長い伝統に因って培われて来た学問の中で、この世界の根源を探る哲学的分野に『物理学』が在る。前から大変畏れ多い事ながら、単に電気工学分野の『エネルギー』感覚から、物理学概念の意味への疑問そのままを書き記して来た。失礼の段お詫びしたい。特に『エネルギー』の概念について、物理学では質量なしの空間に存在する『エネルギー』の認識が無いと批判して来た。別の記事で、『静電エネルギー』の意味を考えている内に、少し誤解していたかと思う事に出会った。それはエネルギー単位[eV]である。素粒子加速などの場合に採られる基本的単位である。その概念には質量の意味が何処か隠されているのか、表面的には現れていないような感覚を受けた。そこでその『エネルギー』の概念が良く分からない事も有って、ここで確認しておきたいと思った。
エネルギー単位[eV] 荷電粒子が電場で受ける運動力学とその結果得られる『エネルギー』の意味を少し幼稚ながら具体的な量を基に考えてみる。先ず電場と言う意味から考えてみよう。ただし、空間誘電率ε=1/(36π)×10^-9^[F/m] とする。
電場とは 電場とは電荷によって創られる空間の電界強度の分布空間と理解している。図1はQ0の電荷からr=3[m]の離隔点の電界強度(ベクトル) E1が丁度 1[V/m]となる状態を仮定した。そんな単純であるが、具体的な意味を基に電場とは何かと考えてみたい。図に空間の一点の電界E(x)を示した。その場の電界は両方の電荷Q0 とq からの電界ベクトルの合成として空間の電界強度が決まる筈だ。いま、距離xq をだんだん小さくしてゆくとする。すると限りなく電荷qに近い場の電界強度となる。Q0 に因る電界は小さくなるが、qに因る電界は限りなく強くなる。qが単位電荷であっても距離の逆2乗で無限に大きくなる。自己電荷qによる電界強度は空間電界分布にどう評価すれば良いか。自己電荷qの点では突然不連続の電界分布断裂点となる。この問題はデラックが唱えた点電荷のエネルギー無限大の矛盾と同じ意味と思う。電場の電界強度は『電荷』に因ると解釈する限り、その電界強度の空間分布そのものが『エネルギー』であるとの認識には成り難いように思う。この『電荷』と電界強度と『エネルギー』の関係が電場とは何かを考える原点であった。『静電界は磁界を伴う』になった。

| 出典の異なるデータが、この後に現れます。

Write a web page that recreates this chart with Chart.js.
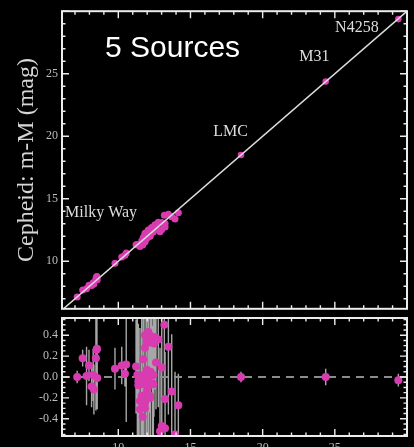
<!DOCTYPE html>
<html>
<head>
<meta charset="utf-8">
<script src="https://cdn.jsdelivr.net/npm/chart.js@4.4.1/dist/chart.umd.min.js"></script>
<style>
  html, body { margin: 0; padding: 0; background: #000; width: 414px; height: 447px; overflow: hidden; }
  canvas { position: absolute; left: 0; }
  #main { top: 0; }
  #resid { top: 300px; }
</style>
</head>
<body>
<canvas id="main" width="414" height="320"></canvas>
<canvas id="resid" width="414" height="170"></canvas>
<script>
// Milky Way Cepheids: independent distance modulus, Cepheid distance modulus,
// their difference and the 1-sigma error of the difference (mag)
const mwDist = [
  7.15, 7.53, 7.80, 7.97, 8.15, 8.26, 8.31, 8.45, 8.50, 8.52, 8.54,
  9.77, 10.24, 10.55, 10.46,
  11.23, 11.32, 11.39, 11.39, 11.50, 11.50, 11.62, 11.62, 11.69, 11.73,
  11.73, 11.73, 11.85, 11.85, 11.85, 11.85, 11.85, 11.97, 11.97, 11.97,
  12.08, 12.08, 12.08, 12.15, 12.20, 12.20, 12.20, 12.24, 12.31, 12.38,
  12.43, 12.43, 12.47, 12.54, 12.61, 12.77, 12.89, 13.01, 13.01, 13.19,
  13.24, 13.24, 13.47, 13.70, 13.93, 14.16
];
const mwCeph = [
  7.15, 7.71, 7.81, 8.08, 8.06, 8.28, 8.19, 8.63, 8.76, 8.79, 8.53,
  9.85, 10.35, 10.67, 10.49,
  11.33, 11.34, 11.35, 11.31, 11.27, 11.19, 11.63, 11.44, 11.31, 11.90,
  11.70, 11.66, 12.25, 12.13, 11.88, 11.60, 11.55, 12.31, 12.04, 11.83,
  12.51, 12.04, 11.99, 12.16, 12.53, 12.02, 12.00, 12.29, 12.70, 12.32,
  12.45, 12.36, 12.79, 12.92, 12.75, 13.13, 12.37, 13.10, 12.54, 13.69,
  13.03, 12.75, 13.76, 13.56, 13.38, 13.89
];
const mwResid = [
  0.00, 0.18, 0.01, 0.11, -0.09, 0.02, -0.12, 0.18, 0.26, 0.27, -0.01,
  0.08, 0.11, 0.12, 0.03,
  0.10, 0.02, -0.04, -0.08, -0.23, -0.31, 0.01, -0.18, -0.38, 0.17,
  -0.03, -0.07, 0.40, 0.28, 0.03, -0.25, -0.30, 0.34, 0.07, -0.14,
  0.43, -0.04, -0.09, 0.01, 0.33, -0.18, -0.20, 0.05, 0.39, -0.06,
  0.02, -0.07, 0.32, 0.38, 0.14, 0.36, -0.52, 0.09, -0.47, 0.50,
  -0.21, -0.49, 0.29, -0.14, -0.55, -0.27
];
const mwErr = [
  0.06, 0.08, 0.28, 0.15, 0.20, 0.25, 0.24, 0.50, 0.42, 0.30, 0.30,
  0.20, 0.18, 0.55, 0.12,
  0.45, 0.60, 0.55, 0.35, 0.70, 0.50, 0.65, 0.40, 0.45, 0.60,
  0.80, 0.30, 0.55, 0.70, 0.75, 0.50, 0.65, 0.60, 0.45, 0.80,
  0.70, 0.50, 0.65, 0.35, 0.55, 0.60, 0.40, 0.75, 0.45, 0.55,
  0.60, 0.35, 0.70, 0.50, 0.45, 0.65, 0.80, 0.55, 0.60, 0.75,
  0.45, 0.70, 0.65, 0.55, 0.60, 0.30
];

// Extragalactic anchors
const galName  = ['LMC', 'M31', 'N4258'];
const galDist  = [18.50, 24.37, 29.40];
const galCeph  = [18.50, 24.37, 29.37];
const galResid = [0.00, 0.00, -0.03];
const galErr   = [0.05, 0.08, 0.06];

// Tick labels
const distTicks  = [10, 15, 20, 25];
const cephTicks  = [10, 15, 20, 25];
const residTicks = [-0.4, -0.2, 0.0, 0.2, 0.4];

const DIST_MIN = 6.1, DIST_MAX = 30;
const MAGENTA = '#d83cb0';
const LABEL_GREY = '#bdbdbd';
const SERIF = '"Liberation Serif", "Times New Roman", serif';

const toPoints = (xs, ys) => xs.map((x, i) => ({ x, y: ys[i] }));

// Plot frame with inward-pointing major and minor ticks on all four sides
function framePlugin(xMinor, xMajor, yMinor, yMajor) {
  return {
    id: 'frame',
    afterDraw(chart) {
      const { ctx, chartArea: a, scales: { x, y } } = chart;
      ctx.save();
      ctx.strokeStyle = '#ececec';
      ctx.lineWidth = 1.4;
      const each = (scale, step, major, fn) => {
        const k0 = Math.ceil(scale.min / step - 1e-9), k1 = Math.floor(scale.max / step + 1e-9);
        const ratio = Math.round(major / step);
        for (let k = k0; k <= k1; k++) fn(scale.getPixelForValue(k * step), k % ratio === 0);
      };
      ctx.beginPath();
      each(x, xMinor, xMajor, (px, big) => {
        const L = big ? 7 : 3.5;
        ctx.moveTo(px, a.top); ctx.lineTo(px, a.top + L);
        ctx.moveTo(px, a.bottom); ctx.lineTo(px, a.bottom - L);
      });
      each(y, yMinor, yMajor, (py, big) => {
        const L = big ? 7 : 3.5;
        ctx.moveTo(a.left, py); ctx.lineTo(a.left + L, py);
        ctx.moveTo(a.right, py); ctx.lineTo(a.right - L, py);
      });
      ctx.stroke();
      ctx.lineWidth = 2;
      ctx.strokeRect(a.left, a.top, a.right - a.left, a.bottom - a.top);
      ctx.restore();
    }
  };
}

// Text annotations placed in data coordinates
const annotations = {
  id: 'annotations',
  afterDatasetsDraw(chart) {
    const { ctx, scales: { x, y } } = chart;
    ctx.save();
    ctx.textAlign = 'left';
    ctx.textBaseline = 'middle';
    ctx.fillStyle = '#ffffff';
    ctx.font = '30px "Liberation Sans", Arial, sans-serif';
    ctx.fillText('5 Sources', x.getPixelForValue(9.08), y.getPixelForValue(26.96));
    ctx.fillStyle = '#dedede';
    ctx.font = '16px ' + SERIF;
    const names = ['Milky Way'].concat(galName);
    const at = [[6.31, 13.88], [16.58, 20.33], [22.54, 26.37], [25.02, 28.67]];
    names.forEach((n, i) => ctx.fillText(n, x.getPixelForValue(at[i][0]), y.getPixelForValue(at[i][1])));
    ctx.restore();
  }
};

// Vertical error bars of the residuals
const errorBars = {
  id: 'errorBars',
  beforeDatasetsDraw(chart) {
    const { ctx, chartArea: a, scales: { x, y } } = chart;
    ctx.save();
    ctx.beginPath();
    ctx.rect(a.left, a.top, a.right - a.left, a.bottom - a.top);
    ctx.clip();
    ctx.strokeStyle = 'rgba(214,214,214,0.78)';
    ctx.lineWidth = 1.4;
    ctx.beginPath();
    const bar = (xv, rv, ev) => {
      const px = x.getPixelForValue(xv);
      ctx.moveTo(px, y.getPixelForValue(rv - ev));
      ctx.lineTo(px, y.getPixelForValue(rv + ev));
    };
    mwDist.forEach((d, i) => bar(d, mwResid[i], mwErr[i]));
    galDist.forEach((d, i) => bar(d, galResid[i], galErr[i]));
    ctx.stroke();
    ctx.restore();
  }
};

const tickFont = { family: SERIF, size: 12 };

// Upper panel: Cepheid distance modulus against the independent one
new Chart(document.getElementById('main'), {
  type: 'scatter',
  data: {
    datasets: [
      { data: [{ x: DIST_MIN, y: DIST_MIN }, { x: DIST_MAX, y: DIST_MAX }], showLine: true,
        borderColor: '#dcdcdc', borderWidth: 1.5, pointRadius: 0 },
      { data: toPoints(mwDist, mwCeph), backgroundColor: MAGENTA, borderWidth: 0, pointRadius: 3.5 },
      { data: toPoints(galDist, galCeph), backgroundColor: MAGENTA, borderWidth: 0, pointRadius: 3.3 }
    ]
  },
  options: {
    responsive: false, animation: false, events: [],
    layout: { padding: { left: 0, right: 7, top: 6, bottom: 4 } },
    plugins: { legend: { display: false }, tooltip: { enabled: false } },
    scales: {
      x: { type: 'linear', display: false, min: DIST_MIN, max: DIST_MAX },
      y: {
        type: 'linear', min: 6.2, max: 30,
        afterFit: s => { s.width = 62; },
        afterBuildTicks: s => { s.ticks = cephTicks.map(v => ({ value: v })); },
        grid: { display: false, drawTicks: false }, border: { display: false },
        ticks: { color: LABEL_GREY, font: tickFont, padding: 4 },
        title: { display: true, text: 'Cepheid: m-M (mag)', color: '#d6d6d6',
                 font: { family: SERIF, size: 24 }, padding: { top: 12, bottom: 0 } }
      }
    }
  },
  plugins: [framePlugin(1, 5, 1, 5), annotations]
});

// Lower panel: residuals
new Chart(document.getElementById('resid'), {
  type: 'scatter',
  data: {
    datasets: [
      { data: toPoints(mwDist, mwResid), backgroundColor: MAGENTA, borderWidth: 0, pointRadius: 4 },
      { data: toPoints(galDist, galResid), backgroundColor: MAGENTA, borderWidth: 0, pointRadius: 4 },
      { data: [{ x: DIST_MIN, y: 0 }, { x: DIST_MAX, y: 0 }], showLine: true,
        borderColor: '#8c8c8c', borderWidth: 2, borderDash: [8, 6], pointRadius: 0 }
    ]
  },
  options: {
    responsive: false, animation: false, events: [],
    layout: { padding: { left: 0, right: 7, top: 18, bottom: 0 } },
    plugins: { legend: { display: false }, tooltip: { enabled: false } },
    scales: {
      x: {
        type: 'linear', min: DIST_MIN, max: DIST_MAX,
        afterFit: s => { s.height = 34; },
        afterBuildTicks: s => { s.ticks = distTicks.map(v => ({ value: v })); },
        grid: { display: false, drawTicks: false }, border: { display: false },
        ticks: { color: LABEL_GREY, font: tickFont, padding: 5, maxRotation: 0 }
      },
      y: {
        type: 'linear', min: -0.565, max: 0.565,
        afterFit: s => { s.width = 62; },
        afterBuildTicks: s => { s.ticks = residTicks.map(v => ({ value: v })); },
        grid: { display: false, drawTicks: false }, border: { display: false },
        ticks: { color: LABEL_GREY, font: tickFont, padding: 4, callback: v => v.toFixed(1) }
      }
    }
  },
  plugins: [errorBars, framePlugin(1, 5, 0.05, 0.2)]
});
</script>
</body>
</html>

『電荷』と『力』と『エネルギー』 [eV]の『エネルギー』評価単位は素電荷eが1[V]の電位差を通過すると『電荷』が獲得する『エネルギー』と言う意味らしい。ここには質量が表面に現れていない。質量が無くても『電荷』だけで論じられる『エネルギー』量にも見える。『力』は電界強度と『電荷』のみから評価される物理概念だ。『力』によって動かされる『電荷』と言う意味から、その場を通過するだけで電位差の分だけ『エネルギー』が増加する意味に思える。ただ荷電粒子と言えば、そこには質量が含まれているから、その質量に掛かる『力』で加速度運動を起こすと言う普通の運動力学に因って運動エネルギーを持つと言う馴染みのあるジュール[J]で理解はできる。しかし[eV]は『電荷』がただ電場を通過するだけで『エネルギー』を得ると言う意味のようだ。『電荷』が電位差を登ると位置エネルギーのような意味の『エネルギー』を仮想しているかとも思えるが、それは『エネルギー』の増加には成っていない。増加した『エネルギー』分だけ、その『電荷』が逆の方向に仕事をする意味がなければならない。『電荷』が『エネルギー』を持つと言うことはその『エネルギー』は有効に使えると言うことであろうが、電場でどのような仕事をする『力』となるのだろうか。最後に『電荷』Q0 とq が合体した時、運動速度の意味が無い訳だから、『電荷』q はどのような値の『エネルギー』を持ち、その『エネルギー』はどのように電場に影響を及ぼすのだろうか。またどんな仕事の役割・能力を持つと解釈するのだろうか。もう一つ、『電荷』Q0 とq の間にはどちらが『エネルギー』を受け取るか与えるかは相対的なものと思える。図ではQ0が電場の原因として表現したが、その解釈は相対的なものでしかなかろう。
電磁現象における『エネルギー』 上に疑問を呈したように、全く専門家の理論が理解できない能力無しかも知れない。『静電エネルギー』と言う言葉からその意味をどう理解すれば良いかと考えた時、『電荷』が持つ『エネルギー』等は無いとしか考えようがない結論になる。『電荷』が存在すると言うことを認めるとすれば、プラス、マイナスなど無く『電荷』そのものが『エネルギー』の軸性回転流の方向性に因る空間分布形態と看做さざるを得ないと思う。